The gridlock at present gripping the US government now extends into its second week as the highly fractured Republican party continues to wage battle within. Instead of a tussle between the two main parties, this has become a war between the Republican Party and its growing extreme-right membership – namely in the Tea Party movement – over the passing of the controversial Affordable Care Act, better known as Obamacare.
Since its creation, Obamacare certainly hasn’t been shy of headlines. The promise to provide access to health insurance for all US citizens, irrespective of their means, was Obama’s strong policy promise pre-election, and one that has proved a continuous thorn in the side of the ‘nobody-should-be-given-help-for-free’ Republicans. In fact, now they hate it so much that some are willing to have the whole country shut down and default on its debts in an attempt to delay the reforms.
But, as Obamacare is probably Obama’s singular greatest achievement, he is unlikely to back down – especially as it has already been agreed, passed by the Senate, signed into law and, in some places, is being implemented as the shutdown takes place. It would seem that the disagreement is therefore futile, and even ridiculous when those such as Republican Congressman Marlin Stutzman say: “We have to get something out of this. And I don’t know what that even is.”
Looking at the bigger picture, however, what is hugely worrying about the situation is the effect the behaviour of the ruling class is having on a democratic system. One of the parties in an electoral system dominated by elite, largely corporate-funded bodies is using its power to bring the country to a halt, causing the withholding of wages and a shutdown of services – despite the policy under fire having already been democratically approved by the American people and passed into law. If this was a strike at the hands of workers, it would likely be penned by the mainstream media as un-patriotic radicalism – not the reality TV show into which outlets like Fox have glorified this shakedown, complete with tongue-in-cheek interviews, drama, and anticipation.
The reality for many Americans, who are still stuck amid the suffocating effects of recession, is that a halt in wages for some 800,000 workers will mean no money for food, travel, heating, or other essentials. The stand-off between rich, privileged members of Congress – still being paid throughout the shutdown – over whether people should be given help towards something as fundamental as healthcare clearly exposes the crude unjustness of a society that prides itself on being the leader of the free world.

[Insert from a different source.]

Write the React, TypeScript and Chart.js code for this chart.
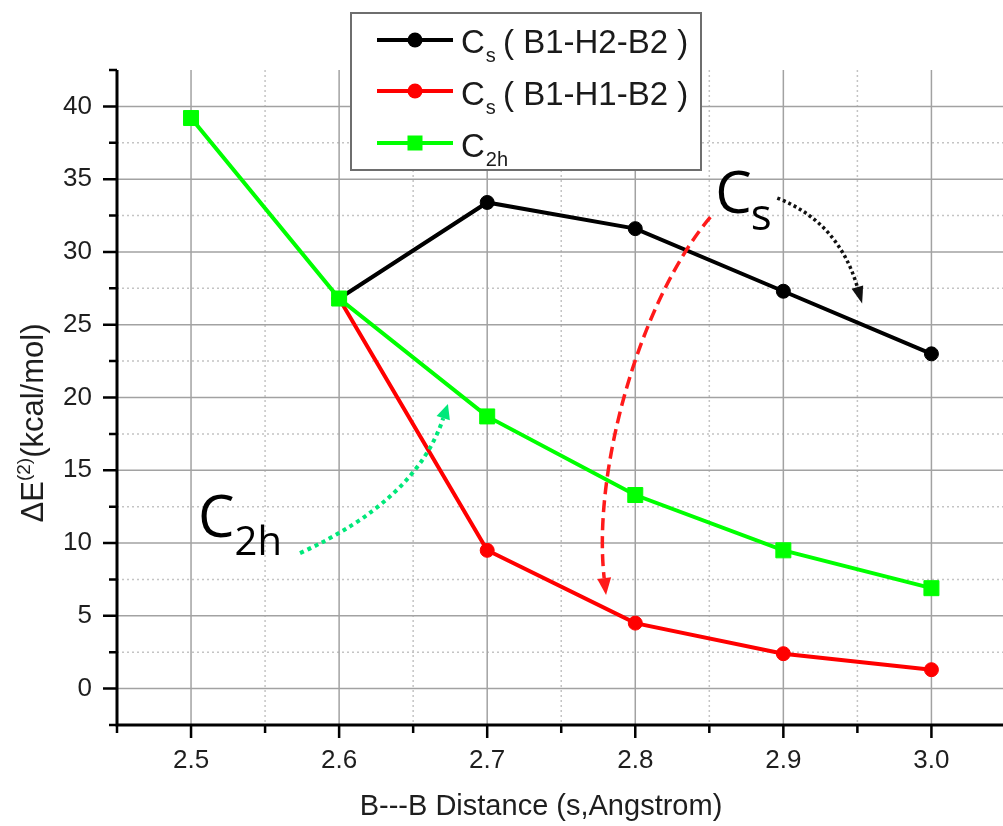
import { useEffect, useRef } from "react";
import { Chart, registerables } from "chart.js";

Chart.register(...registerables);

// B---B separation (Angstrom)
const distances = [2.5, 2.6, 2.7, 2.8, 2.9, 3.0];
// Second-order stabilisation energies, kcal/mol
const csB1H2B2 = [null, 26.8, 33.4, 31.6, 27.3, 23.0];
const csB1H1B2 = [null, 26.8, 9.5, 4.5, 2.4, 1.3];
const c2hValues = [39.2, 26.8, 18.7, 13.3, 9.5, 6.9];

const xMajorTicks = [2.5, 2.6, 2.7, 2.8, 2.9, 3.0];
const xMinorTicks = [2.45, 2.55, 2.65, 2.75, 2.85, 2.95];
const yMajorTicks = [0, 5, 10, 15, 20, 25, 30, 35, 40];
const yMinorTicks = [-2.5, 2.5, 7.5, 12.5, 17.5, 22.5, 27.5, 32.5, 37.5, 42.5];

const seriesNames = ["Cs ( B1-H2-B2 )", "Cs ( B1-H1-B2 )", "C2h"];
const legendMain = ["C", "C", "C"];
const legendSub = ["s", "s", "2h"];
const legendRest = ["( B1-H2-B2 )", "( B1-H1-B2 )", ""];
const seriesColors = ["#000000", "#ff0000", "#00ff00"];
const seriesMarkers = ["circle", "circle", "rect"];

// Curved guide arrows, given as bezier control points in data units
const arrowC2h = [[2.5736, 9.31], [2.652, 12.95], [2.6703, 18.58]];
const arrowCsRed = [[2.8507, 32.39], [2.8034, 26.69], [2.7709, 15.01], [2.779, 7.59]];
const arrowCsBlack = [[2.8959, 33.7], [2.9372, 32.05], [2.95, 27.58]];
const labelCsAt = [2.854, 32.7];
const labelC2hAt = [2.5047, 10.4];

const SANS = '"Liberation Sans", Arial, sans-serif';
const ROUND = '"Open Sans", "DejaVu Sans", sans-serif';

function toPoints(values: (number | null)[]) {
  return distances.map((d, i) => ({ x: d, y: values[i] }));
}

function drawArrowHead(ctx: CanvasRenderingContext2D, bx: number, by: number, dx: number, dy: number, len: number, half: number, color: string) {
  const n = Math.hypot(dx, dy) || 1;
  const ux = dx / n;
  const uy = dy / n;
  ctx.save();
  ctx.setLineDash([]);
  ctx.fillStyle = color;
  ctx.beginPath();
  ctx.moveTo(bx + ux * len, by + uy * len);
  ctx.lineTo(bx - uy * half, by + ux * half);
  ctx.lineTo(bx + uy * half, by - ux * half);
  ctx.closePath();
  ctx.fill();
  ctx.restore();
}

const decorPlugin = {
  id: "decor",
  beforeDatasetsDraw(chart: any) {
    const { ctx, chartArea: a, scales } = chart;
    const xs = scales.x;
    const ys = scales.y;
    const edge = chart.width;
    ctx.save();
    ctx.beginPath();
    ctx.rect(a.left, a.top, edge - a.left, a.bottom - a.top);
    ctx.clip();
    // minor grid (dotted)
    ctx.strokeStyle = "#c4c4c4";
    ctx.lineWidth = 1.5;
    ctx.setLineDash([2, 3]);
    xMinorTicks.forEach((v) => {
      const px = xs.getPixelForValue(v);
      ctx.beginPath();
      ctx.moveTo(px, a.top);
      ctx.lineTo(px, a.bottom);
      ctx.stroke();
    });
    yMinorTicks.forEach((v) => {
      if (v <= ys.min || v >= ys.max) return;
      const py = ys.getPixelForValue(v);
      ctx.beginPath();
      ctx.moveTo(a.left, py);
      ctx.lineTo(edge, py);
      ctx.stroke();
    });
    // major grid (solid)
    ctx.setLineDash([]);
    ctx.strokeStyle = "#a2a2a2";
    ctx.lineWidth = 1.5;
    xMajorTicks.forEach((v) => {
      const px = xs.getPixelForValue(v);
      ctx.beginPath();
      ctx.moveTo(px, a.top);
      ctx.lineTo(px, a.bottom);
      ctx.stroke();
    });
    yMajorTicks.forEach((v) => {
      const py = ys.getPixelForValue(v);
      ctx.beginPath();
      ctx.moveTo(a.left, py);
      ctx.lineTo(edge, py);
      ctx.stroke();
    });
    ctx.restore();
  },
  afterDatasetsDraw(chart: any) {
    const { ctx, chartArea: a, scales } = chart;
    const xs = scales.x;
    const ys = scales.y;
    const edge = chart.width;
    const P = (p: number[]) => [xs.getPixelForValue(p[0]), ys.getPixelForValue(p[1])];

    ctx.save();
    // axis lines
    ctx.strokeStyle = "#000";
    ctx.lineWidth = 3;
    ctx.beginPath();
    ctx.moveTo(a.left, a.top);
    ctx.lineTo(a.left, a.bottom);
    ctx.moveTo(a.left - 1.5, a.bottom);
    ctx.lineTo(edge, a.bottom);
    ctx.stroke();
    // tick marks
    ctx.lineWidth = 2.5;
    ctx.beginPath();
    yMajorTicks.forEach((v) => {
      const py = ys.getPixelForValue(v);
      ctx.moveTo(a.left - 14, py);
      ctx.lineTo(a.left, py);
    });
    yMinorTicks.forEach((v) => {
      const py = ys.getPixelForValue(v);
      ctx.moveTo(a.left - 8, py);
      ctx.lineTo(a.left, py);
    });
    xMajorTicks.forEach((v) => {
      const px = xs.getPixelForValue(v);
      ctx.moveTo(px, a.bottom);
      ctx.lineTo(px, a.bottom + 13);
    });
    xMinorTicks.forEach((v) => {
      const px = xs.getPixelForValue(v);
      ctx.moveTo(px, a.bottom);
      ctx.lineTo(px, a.bottom + 8);
    });
    ctx.stroke();

    // green dotted arrow toward the C2h curve
    {
      const [p0, p1, p2] = arrowC2h.map(P);
      ctx.strokeStyle = "#00e87a";
      ctx.lineWidth = 4;
      ctx.setLineDash([4, 4]);
      ctx.beginPath();
      ctx.moveTo(p0[0], p0[1]);
      ctx.quadraticCurveTo(p1[0], p1[1], p2[0], p2[1]);
      ctx.stroke();
      drawArrowHead(ctx, p2[0], p2[1], p2[0] - p1[0], p2[1] - p1[1], 15, 7, "#00e87a");
    }
    // red dashed arrow for the Cs (B1-H1-B2) branch
    {
      const [p0, p1, p2, p3] = arrowCsRed.map(P);
      ctx.strokeStyle = "#ff1a1a";
      ctx.lineWidth = 3.5;
      ctx.setLineDash([12, 6]);
      ctx.beginPath();
      ctx.moveTo(p0[0], p0[1]);
      ctx.bezierCurveTo(p1[0], p1[1], p2[0], p2[1], p3[0], p3[1]);
      ctx.stroke();
      drawArrowHead(ctx, p3[0], p3[1], p3[0] - p2[0], p3[1] - p2[1], 17, 7, "#ff1a1a");
    }
    // black dotted arrow for the Cs (B1-H2-B2) branch
    {
      const [p0, p1, p2] = arrowCsBlack.map(P);
      ctx.strokeStyle = "#111";
      ctx.lineWidth = 3.5;
      ctx.setLineDash([3, 3]);
      ctx.beginPath();
      ctx.moveTo(p0[0], p0[1]);
      ctx.quadraticCurveTo(p1[0], p1[1], p2[0], p2[1]);
      ctx.stroke();
      drawArrowHead(ctx, p2[0], p2[1], p2[0] - p1[0], p2[1] - p1[1], 17, 6, "#111");
    }
    ctx.setLineDash([]);

    // symmetry labels
    ctx.fillStyle = "#000";
    ctx.textBaseline = "alphabetic";
    ctx.textAlign = "left";
    {
      const [lx, ly] = P(labelCsAt);
      ctx.font = `58px ${ROUND}`;
      ctx.fillText("C", lx, ly);
      const w = ctx.measureText("C").width;
      ctx.font = `44px ${ROUND}`;
      ctx.fillText("s", lx + w - 1, ly + 17);
    }
    {
      const [lx, ly] = P(labelC2hAt);
      ctx.font = `58px ${ROUND}`;
      ctx.fillText("C", lx, ly);
      const w = ctx.measureText("C").width;
      ctx.font = `40px ${ROUND}`;
      ctx.fillText("2h", lx + w, ly + 18);
    }
    ctx.restore();
  },
  afterDraw(chart: any) {
    const { ctx } = chart;
    ctx.save();
    ctx.fillStyle = "#1e1e1e";
    ctx.textBaseline = "alphabetic";

    // x axis title
    ctx.font = `29px ${SANS}`;
    ctx.textAlign = "center";
    ctx.fillText("B---B Distance (s,Angstrom)", 541, 815);

    // y axis title with superscript
    ctx.translate(43, 423);
    ctx.rotate(-Math.PI / 2);
    ctx.textAlign = "left";
    const big = `31px ${SANS}`;
    const small = `19px ${SANS}`;
    ctx.font = big;
    const w1 = ctx.measureText("\u0394E").width;
    const w3 = ctx.measureText("(kcal/mol)").width;
    ctx.font = small;
    const w2 = ctx.measureText("(2)").width;
    let cx = -(w1 + w2 + w3) / 2;
    ctx.font = big;
    ctx.fillText("\u0394E", cx, 0);
    cx += w1;
    ctx.font = small;
    ctx.fillText("(2)", cx, -13);
    cx += w2;
    ctx.font = big;
    ctx.fillText("(kcal/mol)", cx, 0);
    ctx.restore();

    // legend box
    ctx.save();
    ctx.fillStyle = "#fff";
    ctx.fillRect(351, 13, 350, 157);
    ctx.strokeStyle = "#6e6e6e";
    ctx.lineWidth = 2;
    ctx.strokeRect(351, 13, 350, 157);
    const rowLine = [40, 91, 143];
    const rowBase = [53, 105, 157];
    seriesNames.forEach((_, i) => {
      const color = seriesColors[i];
      ctx.strokeStyle = color;
      ctx.lineWidth = 4;
      ctx.beginPath();
      ctx.moveTo(377, rowLine[i]);
      ctx.lineTo(453, rowLine[i]);
      ctx.stroke();
      ctx.fillStyle = color;
      if (seriesMarkers[i] === "rect") {
        ctx.fillRect(415 - 7.5, rowLine[i] - 7.5, 15, 15);
      } else {
        ctx.beginPath();
        ctx.arc(415, rowLine[i], 7.5, 0, Math.PI * 2);
        ctx.fill();
      }
      ctx.fillStyle = "#1a1a1a";
      ctx.textAlign = "left";
      ctx.font = `33px ${SANS}`;
      ctx.fillText(legendMain[i], 461, rowBase[i]);
      const wc = ctx.measureText(legendMain[i]).width;
      ctx.font = `20px ${SANS}`;
      ctx.fillText(legendSub[i], 461 + wc + 1, rowBase[i] + 9);
      if (legendRest[i]) {
        ctx.font = `33px ${SANS}`;
        ctx.fillText(legendRest[i], 503, rowBase[i]);
      }
    });
    ctx.restore();
  },
};

export default function App() {
  const canvasRef = useRef<HTMLCanvasElement | null>(null);

  useEffect(() => {
    const canvas = canvasRef.current;
    if (!canvas) return;
    const seriesData = [csB1H2B2, csB1H1B2, c2hValues];
    const chart = new Chart(canvas, {
      type: "line",
      data: {
        datasets: seriesData.map((vals, i) => ({
          label: seriesNames[i],
          data: toPoints(vals),
          borderColor: seriesColors[i],
          backgroundColor: seriesColors[i],
          borderWidth: 4,
          pointStyle: seriesMarkers[i] as any,
          pointRadius: seriesMarkers[i] === "rect" ? 10.6 : 7,
          pointBorderWidth: 1,
          pointBorderColor: seriesColors[i],
          pointBackgroundColor: seriesColors[i],
          tension: 0,
          spanGaps: false,
          order: 2 - i,
        })),
      },
      options: {
        animation: false,
        responsive: false,
        devicePixelRatio: 1,
        layout: { padding: { top: 70, right: 2, left: 0, bottom: 0 } },
        plugins: {
          legend: { display: false },
          tooltip: { enabled: false },
          title: { display: false },
        },
        scales: {
          x: {
            type: "linear",
            min: 2.45,
            max: 3.0405,
            afterBuildTicks: (s: any) => {
              s.ticks = xMajorTicks.map((v) => ({ value: v }));
            },
            afterFit: (s: any) => {
              s.height = 101;
            },
            grid: { display: false, drawTicks: false },
            border: { display: false },
            ticks: {
              autoSkip: false,
              maxRotation: 0,
              padding: 20,
              color: "#1e1e1e",
              font: { family: SANS, size: 26 },
              callback: (v: any) => Number(v).toFixed(1),
            },
          },
          y: {
            type: "linear",
            min: -2.5,
            max: 42.5,
            afterBuildTicks: (s: any) => {
              s.ticks = yMajorTicks.map((v) => ({ value: v }));
            },
            afterFit: (s: any) => {
              s.width = 117;
            },
            grid: { display: false, drawTicks: false },
            border: { display: false },
            ticks: {
              padding: 25,
              color: "#1e1e1e",
              font: { family: SANS, size: 26 },
              callback: (v: any) => String(v),
            },
          },
        },
      },
      plugins: [decorPlugin],
    });
    return () => chart.destroy();
  }, []);

  return (
    <div style={{ position: "absolute", left: 0, top: 0, width: 1003, height: 826, background: "#fff" }}>
      <canvas ref={canvasRef} width={1003} height={826} style={{ display: "block" }} />
    </div>
  );
}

Anyone who has seen Michael Moore’s film Sicko will know the extent of suffering for those who cannot afford health insurance and are left with few other options. As Moore demonstrated, getting to Cuba was some people’s only hope, where the Caribbean country’s universal healthcare system under the Communist Party saw Americans he took there treated for free, to their enormous surprise. But many never had this option – most not even holding a passport. The provisions of Obamacare, whether successful or not pending its implementation, are the only piece of legislation at present trying to tackle this gross injustice by giving desperate Americans some hope.
Of course, this all costs money. During the Obama administration, federal debt has risen by 90% – and overall federal government spending has risen by a massive 317% since 1990. The economic situation is becoming more and more difficult to control, and not unlike the UK, it is the mass poor and disadvantaged that are the first to pay the price for the greed of the few. Despite the American dream still being peddled by the media and government – that anyone can make it, whatever your start in life – this has clearly not been the case for decades. Today, an unprecedented 15 of every 100 Americans need food stamps, and 45% of all infants are helped by the Women, Infant and Children (WIC) programme that provides formula and vouchers for food. People are desperate, and the reason that the US government is stuck in a headlock is because certain factions want to make them more so.
And what is to be the outcome from this stalemate? According to commentators, there are two options: default on US debts – a self-inflicted economic recession; or reach an agreement. The overriding speculation seems to be that a mutual decision will be reached by 17 October to save the US defaulting on its debts, particularly since the country is one of the most heavily indebted in the world in terms of fiscal imbalances. But when the American public is effectively expendable, ruled by a government that just prints money when needed, a functioning economy and democracy is disappearing further into the distance. While labour and production was once needed to keep an economy healthy, quantitative easing and speculation is now generating a false economy that leaves the ordinary worker almost redundant. As a result, the government can sit through this losing little sleep, even when surveys show that voters hate the shutdown more than Obamacare.
Unpopularity aside, this is unlikely to constitute anything more than a blip in the ocean for the ruling elite. In fact, as colourful economics commentator Max Kaiser pointed out, the Senate are likely to utilise the time to keep a close eye on their stocks and shares, using insider knowledge to bet on the outcome. And, according to US senator Rand Paul, 85% of all government activities are still being funded: the Federal Reserve, the Supreme Court, the prison system, and the IRS are all still functioning – it is just the lives of the ordinary people being affected, testament to how completely out of control the country is in terms of its policies both at home and abroad. A country hell-bent on spending the majority of its funds on weapons and illegal wars all in the name of anti-terrorism, while depriving its citizens of basic human rights in the guise of democratic debate. Whatever the US is now – it is certainly not the leader of the free world, nor a democracy.